Intergenerational Equity

This international and environmental law principle provides that States and other entities must regard the impact of their public policies on the environment on present and future generations equally. In other words, actions that allow present generations to meet their needs and wants but sacrifice the ability of future generations to meet their basic needs and live lives of dignity contravene Intergenerational Equity.

Prima Facie

A Latin term used in law that means "at first sight" or "on its face." It refers to evidence or a case that is sufficient to establish a fact or a legal claim unless disproved or rebutted by contrary evidence.

Progressive Realization Principle

This human rights law principle provides that States must progressively achieve the full realization of the social, economic, and cultural human rights (e.g., the rights to drinkable water, adequate housing, etc.). While States maintain some discretion in deciding which means are appropriate in light of available resources, they have an obligation to take deliberate, concrete and targeted actions towards that goal.

Separation of Powers

Separation of Powers describes the division of a state’s government into separate and independent branches – for instance, legislative, executive and judicial branches – each of which bears its own distinct powers and responsibilities.
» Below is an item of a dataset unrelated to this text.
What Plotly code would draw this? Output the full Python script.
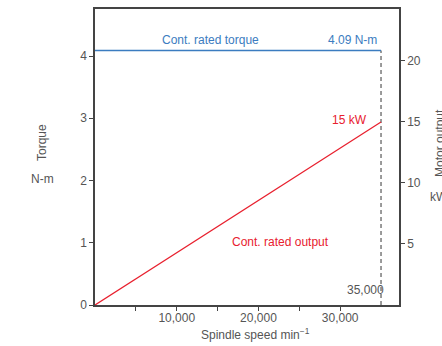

Often, the separation of powers is designed with an eye toward decentralizing total authority and ensuring checks and balances upon each branch of government, with no single branch exercising power over another.

Sustainable Development

This concept and guiding principle provides that states should pursue measures that allow present generations to meet their essential needs without compromising the ability of future generations to do the same. Moreover, it recognizes the need for states to work towards their economic development while also ensuring the realization and protection of fundamental human rights. Consequently, a state seeking to achieve Sustainable Development goals is not excused from compliance with its human rights obligations, such as the duty to guarantee the R2HE.